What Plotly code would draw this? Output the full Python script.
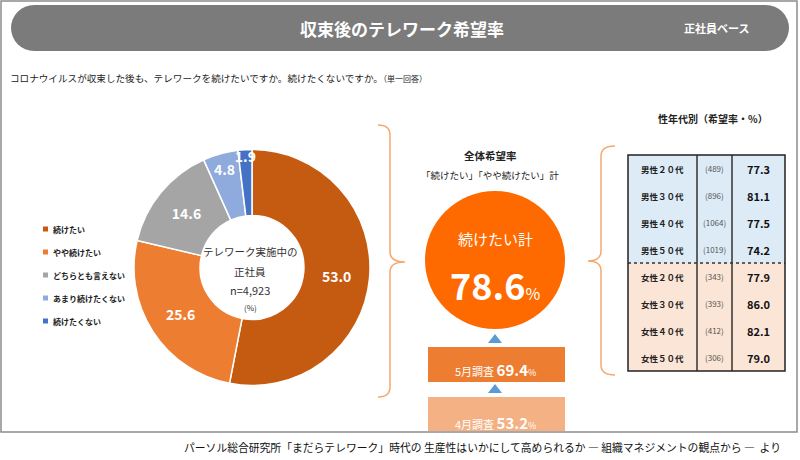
import plotly.graph_objects as go

# ---------------- data ----------------
answer_labels = ["続けたい", "やや続けたい", "どちらとも言えない", "あまり続けたくない", "続けたくない"]
answer_values = [53.0, 25.6, 14.6, 4.8, 1.9]
answer_colors = ["#c55a11", "#ed7d31", "#a5a5a5", "#8faadc", "#4472c4"]

total_rate = 78.6
past_labels = ["5月調査", "4月調査"]
past_values = [69.4, 53.2]
past_colors = ["#ed7d31", "#f4b183"]

group_labels = ["男性２０代", "男性３０代", "男性４０代", "男性５０代",
                "女性２０代", "女性３０代", "女性４０代", "女性５０代"]
group_n = [489, 896, 1064, 1019, 343, 393, 412, 306]
group_rates = [77.3, 81.1, 77.5, 74.2, 77.9, 86.0, 82.1, 79.0]

FONT = "Noto Sans CJK JP"
W, H = 800, 460

fig = go.Figure()

# invisible canvas trace for pixel-based shapes
fig.add_trace(go.Scatter(x=[0, W], y=[0, H], mode="markers",
                         marker=dict(opacity=0), showlegend=False, hoverinfo="skip"))

# donut
cx, cy, R = 252, 267.5, 118
fig.add_trace(go.Pie(
    values=answer_values, labels=answer_labels,
    text=[f"<b>{v:.1f}</b>" for v in answer_values],
    textinfo="text", textposition="inside", insidetextorientation="horizontal",
    textfont=dict(family=FONT, size=14, color="white"),
    marker=dict(colors=answer_colors, line=dict(color="white", width=1.5)),
    sort=False, direction="clockwise", rotation=0, hole=0.44,
    domain=dict(x=[(cx - R) / W, (cx + R) / W], y=[(H - cy - R) / H, (H - cy + R) / H]),
    showlegend=False, hoverinfo="label+value",
))

shapes = []
ann = []

def text(x, y, s, size, color="#222", anchor="center", bold=False, yanchor="middle"):
    if bold:
        s = f"<b>{s}</b>"
    ann.append(dict(x=x, y=y, xref="x", yref="y", text=s, showarrow=False,
                    xanchor=anchor, yanchor=yanchor,
                    font=dict(family=FONT, size=size, color=color)))

# frame
shapes.append(dict(type="rect", x0=1, x1=797, y0=1, y1=432, line=dict(color="#8c8c8c", width=1.5)))

# title banner
bc = "#7b7b7b"
shapes.append(dict(type="rect", x0=34, x1=766, y0=5, y1=51, fillcolor=bc, line=dict(width=0)))
shapes.append(dict(type="circle", x0=11, x1=57, y0=5, y1=51, fillcolor=bc, line=dict(width=0)))
shapes.append(dict(type="circle", x0=743, x1=789, y0=5, y1=51, fillcolor=bc, line=dict(width=0)))
text(402, 28, "収束後のテレワーク希望率", 17, "white", bold=True)
text(716, 28, "正社員ベース", 11, "white", bold=True)

# question
text(8, 78, "コロナウイルスが収束した後も、テレワークを続けたいですか。続けたくないですか。<span style='font-size:8px'>（単一回答）</span>",
     9.6, "#222", anchor="left")

# legend (manual)
for i, (lab, col) in enumerate(zip(answer_labels, answer_colors)):
    yy = 229 + i * 23
    shapes.append(dict(type="rect", x0=43, x1=48, y0=yy - 2.5, y1=yy + 2.5, fillcolor=col, line=dict(width=0)))
    text(51, yy, lab, 8, "#222", anchor="left", bold=True)

# donut center text
text(cx - 2, 251, "テレワーク実施中の", 10.5, "#333")
text(cx - 2, 271, "正社員", 10.5, "#333")
text(cx - 2, 290, "n=4,923", 11, "#333")
text(cx - 2, 307, "(%)", 8, "#333")

# braces
brace_col = "#f5a870"
shapes.append(dict(type="path", line=dict(color=brace_col, width=1.5),
                   path="M 378,125 Q 390,125 390,135 L 390,252 Q 390,262 405,262 "
                        "Q 390,262 390,272 L 390,387 Q 390,397 378,397"))
shapes.append(dict(type="path", line=dict(color=brace_col, width=1.5),
                   path="M 615,146 Q 601,146 601,156 L 601,251 Q 601,261 588,261 "
                        "Q 601,261 601,271 L 601,365 Q 601,375 615,375"))

# middle block
mx = 495
text(490, 155, "全体希望率", 10.5, "#222", bold=True)
text(490, 175, "「続けたい」「やや続けたい」計", 9.5, "#222")
shapes.append(dict(type="circle", x0=mx - 70, x1=mx + 70, y0=191, y1=329, fillcolor="#ff6a00", line=dict(width=0)))
text(mx, 238, "続けたい計", 15, "white")
text(mx, 284, f"<b>{total_rate:.1f}</b><span style='font-size:16px'>%</span>", 36, "white")

tri = "#5b9bd5"
box_tops = [347, 397]
for i, (lab, val, col) in enumerate(zip(past_labels, past_values, past_colors)):
    top = box_tops[i]
    ty = top - 8
    shapes.append(dict(type="path", fillcolor=tri, line=dict(width=0),
                       path=f"M {mx-7},{ty+4} L {mx+7},{ty+4} L {mx},{ty-5} Z"))
    bottom = min(top + 35, 431)
    shapes.append(dict(type="rect", x0=428, x1=565, y0=top, y1=bottom, fillcolor=col, line=dict(width=0)))
    text(mx, top + 22 if i == 0 else top + 25,
         f"{lab} <b><span style='font-size:15px'>{val:.1f}</span></b><span style='font-size:9px'>%</span>",
         11, "white")

# table
text(713, 118, "性年代別（希望率・%）", 10, "#222", bold=True)
tx0, tc1, tc2, tx1 = 628, 697, 732, 785
ty0, rh = 155, 27
n = len(group_labels)
for i, (lab, nn, rate) in enumerate(zip(group_labels, group_n, group_rates)):
    y0 = ty0 + i * rh
    fill = "#ddebf7" if i < 4 else "#fbe5d6"
    shapes.append(dict(type="rect", x0=tx0, x1=tx1, y0=y0, y1=y0 + rh, fillcolor=fill, line=dict(width=0), layer="below"))
    yc = y0 + rh / 2
    text((tx0 + tc1) / 2, yc, lab, 8.5, "#222", bold=True)
    text((tc1 + tc2) / 2, yc, f"({nn})", 8, "#555")
    text((tc2 + tx1) / 2, yc, f"{rate:.1f}", 11, "#111", bold=True)
ty1 = ty0 + n * rh
shapes.append(dict(type="line", x0=tx0, x1=tx1, y0=ty0 + 4 * rh, y1=ty0 + 4 * rh, line=dict(color="#333", width=1.5, dash="dot")))
for xx in (tc1, tc2):
    shapes.append(dict(type="line", x0=xx, x1=xx, y0=ty0, y1=ty1, line=dict(color="#333", width=1.5)))
shapes.append(dict(type="rect", x0=tx0, x1=tx1, y0=ty0, y1=ty1, line=dict(color="#222", width=1.5)))

# source
text(783, 447, "パーソル総合研究所「まだらテレワーク」時代の 生産性はいかにして高められるか ― 組織マネジメントの観点から ―  より",
     10.8, "#111", anchor="right")

fig.update_layout(
    width=W, height=H, margin=dict(l=0, r=0, t=0, b=0),
    paper_bgcolor="white", plot_bgcolor="white",
    xaxis=dict(range=[0, W], visible=False, fixedrange=True),
    yaxis=dict(range=[H, 0], visible=False, fixedrange=True),
    shapes=shapes, annotations=ann, showlegend=False,
    uniformtext=dict(minsize=14, mode="show"),
    font=dict(family=FONT),
)

fig.write_html("out.html", config={"displayModeBar": False},
               post_script="document.body.style.margin='0px';document.body.style.overflow='hidden';")
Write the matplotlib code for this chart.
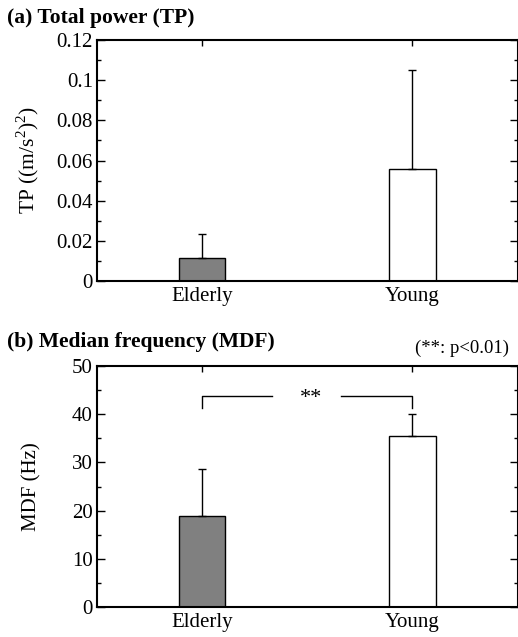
import matplotlib.pyplot as plt
import numpy as np

plt.rcParams['font.family'] = ['Liberation Serif', 'DejaVu Serif']
plt.rcParams['mathtext.fontset'] = 'custom'
plt.rcParams['mathtext.rm'] = 'Liberation Serif'

groups = ['Elderly', 'Young']
tp_mean = [0.0115, 0.0556]
tp_sd = [0.012, 0.0496]
mdf_mean = [18.9, 35.5]
mdf_sd = [9.7, 4.5]
bar_colors = ['#808080', 'white']

fig = plt.figure(figsize=(5.18, 6.37), dpi=100)
ax1 = fig.add_axes([97/518, 1 - 281/637, 420.5/518, 241/637])
ax2 = fig.add_axes([97/518, 1 - 607/637, 420.5/518, 241/637])

x = np.array([1, 2])

def draw(ax, mean, sd, ymax, major, minor):
    ax.bar(x, mean, width=0.22, color=bar_colors, edgecolor='black', linewidth=1.0, zorder=2)
    ax.errorbar(x, mean, yerr=[np.zeros(2), sd], fmt='none', ecolor='black',
                elinewidth=1.0, capsize=3, capthick=1.0, zorder=3)
    ax.set_xlim(0.5, 2.5)
    ax.set_ylim(0, ymax)
    ax.set_xticks(x)
    ax.set_xticklabels(groups, fontsize=15)
    ax.set_yticks(np.arange(0, ymax + major / 2, major))
    ax.set_yticks(np.arange(0, ymax + minor / 2, minor), minor=True)
    ax.tick_params(axis='both', which='both', direction='in', top=True, right=True,
                   labelsize=15, width=1.0)
    ax.tick_params(axis='y', which='major', length=6, pad=3)
    ax.tick_params(axis='y', which='minor', length=3)
    ax.tick_params(axis='x', which='major', length=4, pad=4)
    for s in ax.spines.values():
        s.set_linewidth(1.5)

draw(ax1, tp_mean, tp_sd, 0.12, 0.02, 0.01)
ax1.set_yticklabels(['0', '0.02', '0.04', '0.06', '0.08', '0.1', '0.12'])
ax1.set_ylabel(r'TP ((m/s$^2$)$^2$)', fontsize=15.5)
ax1.yaxis.set_label_coords(-56/420.5, 0.5)

draw(ax2, mdf_mean, mdf_sd, 50, 10, 5)
ax2.set_ylabel('MDF (Hz)', fontsize=15)
ax2.yaxis.set_label_coords(-56/420.5, 0.5)

# significance bracket
yb, yt = 41.3, 43.8
ax2.plot([1, 1, 1.33], [yb, yt, yt], color='black', lw=1.0)
ax2.plot([1.66, 2, 2], [yt, yt, yb], color='black', lw=1.0)
ax2.text(1.52, yt - 0.6, '**', ha='center', va='center', fontsize=16)

fig.text(7/518, 1 - 18/637, '(a) Total power (TP)', fontsize=15.5, fontweight='bold',
         ha='left', va='center')
fig.text(7/518, 1 - 342/637, '(b) Median frequency (MDF)', fontsize=15.5, fontweight='bold',
         ha='left', va='center')
fig.text(509/518, 1 - 348/637, '(**: p<0.01)', fontsize=13.5, ha='right', va='center')

fig.savefig('out.png', dpi=100)
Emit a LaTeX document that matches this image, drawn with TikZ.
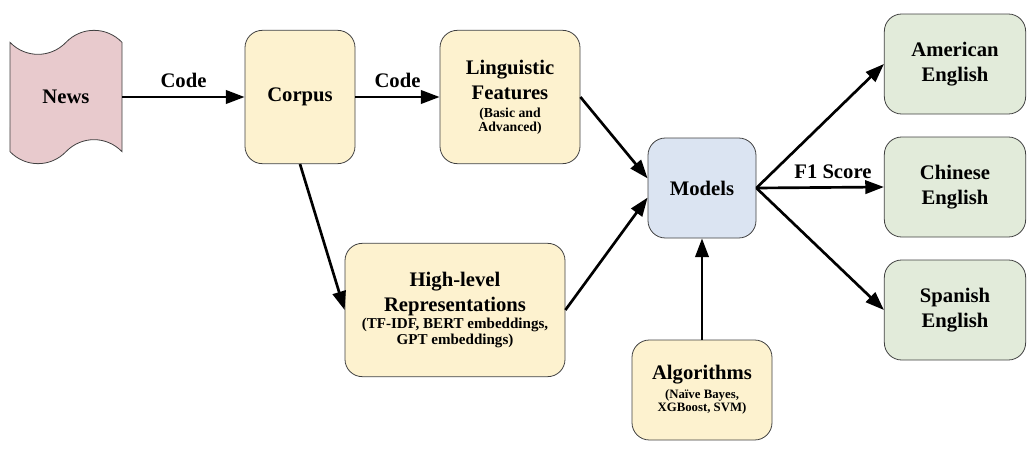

§ **REQUIREMENT**: Which lines above contain "document"? Show each of them.

§ **EXERCISE OUTPUT**:
               post_script="document.body.style.margin='0px';document.body.style.overflow='hidden';")
Emit a LaTeX document that matches this image, drawn with TikZ.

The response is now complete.